PROBLEM: Write out the data below exactly as given, without any of its pictures.

DATA BLOCK:
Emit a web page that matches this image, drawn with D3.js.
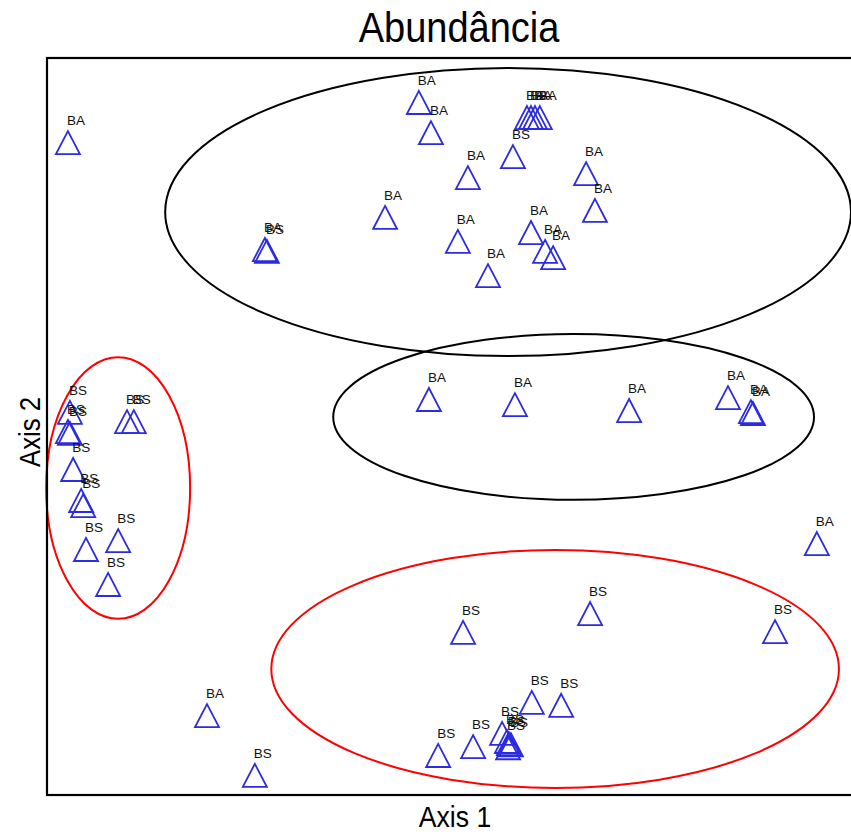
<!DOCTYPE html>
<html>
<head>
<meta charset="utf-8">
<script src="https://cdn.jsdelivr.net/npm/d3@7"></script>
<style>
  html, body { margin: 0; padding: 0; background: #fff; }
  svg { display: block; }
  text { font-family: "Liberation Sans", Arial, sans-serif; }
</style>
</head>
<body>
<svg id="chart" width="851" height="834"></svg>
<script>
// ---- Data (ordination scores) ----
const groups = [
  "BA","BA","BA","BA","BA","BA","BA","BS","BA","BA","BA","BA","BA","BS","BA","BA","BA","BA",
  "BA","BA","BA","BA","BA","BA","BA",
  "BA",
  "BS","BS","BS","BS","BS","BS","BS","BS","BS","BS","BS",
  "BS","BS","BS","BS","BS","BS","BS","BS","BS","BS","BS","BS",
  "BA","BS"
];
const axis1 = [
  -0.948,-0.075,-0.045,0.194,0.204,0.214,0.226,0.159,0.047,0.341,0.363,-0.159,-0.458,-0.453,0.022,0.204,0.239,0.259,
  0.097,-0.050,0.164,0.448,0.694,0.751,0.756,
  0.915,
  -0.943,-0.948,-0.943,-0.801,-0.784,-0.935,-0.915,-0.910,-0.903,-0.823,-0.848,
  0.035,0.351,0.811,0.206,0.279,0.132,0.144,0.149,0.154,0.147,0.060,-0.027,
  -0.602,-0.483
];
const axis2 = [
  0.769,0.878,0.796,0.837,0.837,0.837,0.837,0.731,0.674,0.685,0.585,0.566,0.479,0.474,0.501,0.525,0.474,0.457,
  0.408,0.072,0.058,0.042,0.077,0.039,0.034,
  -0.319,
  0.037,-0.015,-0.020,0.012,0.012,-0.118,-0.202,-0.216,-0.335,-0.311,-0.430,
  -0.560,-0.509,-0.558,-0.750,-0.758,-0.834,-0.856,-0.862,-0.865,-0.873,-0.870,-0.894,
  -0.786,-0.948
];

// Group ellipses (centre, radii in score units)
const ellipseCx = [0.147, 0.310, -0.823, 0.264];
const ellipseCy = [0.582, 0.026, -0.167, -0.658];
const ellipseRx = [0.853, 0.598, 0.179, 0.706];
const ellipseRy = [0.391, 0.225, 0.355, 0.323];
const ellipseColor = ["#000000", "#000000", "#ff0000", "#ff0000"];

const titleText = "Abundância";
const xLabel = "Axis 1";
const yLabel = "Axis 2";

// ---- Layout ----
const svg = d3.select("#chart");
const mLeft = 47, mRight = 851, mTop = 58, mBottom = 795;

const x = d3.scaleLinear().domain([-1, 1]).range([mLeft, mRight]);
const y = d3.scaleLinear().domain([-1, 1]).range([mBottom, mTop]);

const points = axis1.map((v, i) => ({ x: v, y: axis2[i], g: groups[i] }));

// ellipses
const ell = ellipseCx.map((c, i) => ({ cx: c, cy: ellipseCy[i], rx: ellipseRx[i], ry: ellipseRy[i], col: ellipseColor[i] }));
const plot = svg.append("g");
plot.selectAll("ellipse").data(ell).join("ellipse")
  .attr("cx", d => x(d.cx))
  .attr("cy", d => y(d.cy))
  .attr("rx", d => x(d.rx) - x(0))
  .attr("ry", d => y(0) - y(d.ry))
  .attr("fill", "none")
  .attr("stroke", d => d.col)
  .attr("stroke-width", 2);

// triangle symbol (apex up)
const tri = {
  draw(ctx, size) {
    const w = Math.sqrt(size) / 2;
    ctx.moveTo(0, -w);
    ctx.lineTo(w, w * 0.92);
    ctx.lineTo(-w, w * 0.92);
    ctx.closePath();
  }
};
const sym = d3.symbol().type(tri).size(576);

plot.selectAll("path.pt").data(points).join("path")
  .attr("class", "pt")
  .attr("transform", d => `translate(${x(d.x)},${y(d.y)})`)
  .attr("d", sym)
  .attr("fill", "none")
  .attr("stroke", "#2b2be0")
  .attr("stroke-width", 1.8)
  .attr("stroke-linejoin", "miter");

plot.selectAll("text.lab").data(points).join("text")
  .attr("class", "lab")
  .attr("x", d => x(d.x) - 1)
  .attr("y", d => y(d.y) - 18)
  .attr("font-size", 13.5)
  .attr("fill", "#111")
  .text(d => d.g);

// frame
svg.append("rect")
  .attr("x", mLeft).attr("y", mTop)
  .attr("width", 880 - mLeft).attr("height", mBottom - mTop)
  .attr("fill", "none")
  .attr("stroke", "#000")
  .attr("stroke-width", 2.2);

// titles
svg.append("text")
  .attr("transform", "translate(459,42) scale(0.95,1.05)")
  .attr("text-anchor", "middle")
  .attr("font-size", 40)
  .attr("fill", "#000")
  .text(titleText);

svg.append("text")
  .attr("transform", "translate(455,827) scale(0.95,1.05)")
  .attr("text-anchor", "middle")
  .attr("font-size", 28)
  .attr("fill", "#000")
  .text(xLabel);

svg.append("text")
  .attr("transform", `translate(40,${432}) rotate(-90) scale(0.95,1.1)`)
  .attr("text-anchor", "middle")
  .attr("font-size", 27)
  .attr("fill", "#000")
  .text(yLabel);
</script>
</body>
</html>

FINISHED EXERCISE:
Emit a web page that matches this image, drawn with D3.js.
<!DOCTYPE html>
<html>
<head>
<meta charset="utf-8">
<script src="https://cdn.jsdelivr.net/npm/d3@7"></script>
<style>
  html, body { margin: 0; padding: 0; background: #fff; }
  svg { display: block; }
  text { font-family: "Liberation Sans", Arial, sans-serif; }
</style>
</head>
<body>
<svg id="chart" width="851" height="834"></svg>
<script>
// ---- Data (ordination scores) ----
const groups = [
  "BA","BA","BA","BA","BA","BA","BA","BS","BA","BA","BA","BA","BA","BS","BA","BA","BA","BA",
  "BA","BA","BA","BA","BA","BA","BA",
  "BA",
  "BS","BS","BS","BS","BS","BS","BS","BS","BS","BS","BS",
  "BS","BS","BS","BS","BS","BS","BS","BS","BS","BS","BS","BS",
  "BA","BS"
];
const axis1 = [
  -0.948,-0.075,-0.045,0.194,0.204,0.214,0.226,0.159,0.047,0.341,0.363,-0.159,-0.458,-0.453,0.022,0.204,0.239,0.259,
  0.097,-0.050,0.164,0.448,0.694,0.751,0.756,
  0.915,
  -0.943,-0.948,-0.943,-0.801,-0.784,-0.935,-0.915,-0.910,-0.903,-0.823,-0.848,
  0.035,0.351,0.811,0.206,0.279,0.132,0.144,0.149,0.154,0.147,0.060,-0.027,
  -0.602,-0.483
];
const axis2 = [
  0.769,0.878,0.796,0.837,0.837,0.837,0.837,0.731,0.674,0.685,0.585,0.566,0.479,0.474,0.501,0.525,0.474,0.457,
  0.408,0.072,0.058,0.042,0.077,0.039,0.034,
  -0.319,
  0.037,-0.015,-0.020,0.012,0.012,-0.118,-0.202,-0.216,-0.335,-0.311,-0.430,
  -0.560,-0.509,-0.558,-0.750,-0.758,-0.834,-0.856,-0.862,-0.865,-0.873,-0.870,-0.894,
  -0.786,-0.948
];

// Group ellipses (centre, radii in score units)
const ellipseCx = [0.147, 0.310, -0.823, 0.264];
const ellipseCy = [0.582, 0.026, -0.167, -0.658];
const ellipseRx = [0.853, 0.598, 0.179, 0.706];
const ellipseRy = [0.391, 0.225, 0.355, 0.323];
const ellipseColor = ["#000000", "#000000", "#ff0000", "#ff0000"];

const titleText = "Abundância";
const xLabel = "Axis 1";
const yLabel = "Axis 2";

// ---- Layout ----
const svg = d3.select("#chart");
const mLeft = 47, mRight = 851, mTop = 58, mBottom = 795;

const x = d3.scaleLinear().domain([-1, 1]).range([mLeft, mRight]);
const y = d3.scaleLinear().domain([-1, 1]).range([mBottom, mTop]);

const points = axis1.map((v, i) => ({ x: v, y: axis2[i], g: groups[i] }));

// ellipses
const ell = ellipseCx.map((c, i) => ({ cx: c, cy: ellipseCy[i], rx: ellipseRx[i], ry: ellipseRy[i], col: ellipseColor[i] }));
const plot = svg.append("g");
plot.selectAll("ellipse").data(ell).join("ellipse")
  .attr("cx", d => x(d.cx))
  .attr("cy", d => y(d.cy))
  .attr("rx", d => x(d.rx) - x(0))
  .attr("ry", d => y(0) - y(d.ry))
  .attr("fill", "none")
  .attr("stroke", d => d.col)
  .attr("stroke-width", 2);

// triangle symbol (apex up)
const tri = {
  draw(ctx, size) {
    const w = Math.sqrt(size) / 2;
    ctx.moveTo(0, -w);
    ctx.lineTo(w, w * 0.92);
    ctx.lineTo(-w, w * 0.92);
    ctx.closePath();
  }
};
const sym = d3.symbol().type(tri).size(576);

plot.selectAll("path.pt").data(points).join("path")
  .attr("class", "pt")
  .attr("transform", d => `translate(${x(d.x)},${y(d.y)})`)
  .attr("d", sym)
  .attr("fill", "none")
  .attr("stroke", "#2b2be0")
  .attr("stroke-width", 1.8)
  .attr("stroke-linejoin", "miter");

plot.selectAll("text.lab").data(points).join("text")
  .attr("class", "lab")
  .attr("x", d => x(d.x) - 1)
  .attr("y", d => y(d.y) - 18)
  .attr("font-size", 13.5)
  .attr("fill", "#111")
  .text(d => d.g);

// frame
svg.append("rect")
  .attr("x", mLeft).attr("y", mTop)
  .attr("width", 880 - mLeft).attr("height", mBottom - mTop)
  .attr("fill", "none")
  .attr("stroke", "#000")
  .attr("stroke-width", 2.2);

// titles
svg.append("text")
  .attr("transform", "translate(459,42) scale(0.95,1.05)")
  .attr("text-anchor", "middle")
  .attr("font-size", 40)
  .attr("fill", "#000")
  .text(titleText);

svg.append("text")
  .attr("transform", "translate(455,827) scale(0.95,1.05)")
  .attr("text-anchor", "middle")
  .attr("font-size", 28)
  .attr("fill", "#000")
  .text(xLabel);

svg.append("text")
  .attr("transform", `translate(40,${432}) rotate(-90) scale(0.95,1.1)`)
  .attr("text-anchor", "middle")
  .attr("font-size", 27)
  .attr("fill", "#000")
  .text(yLabel);
</script>
</body>
</html>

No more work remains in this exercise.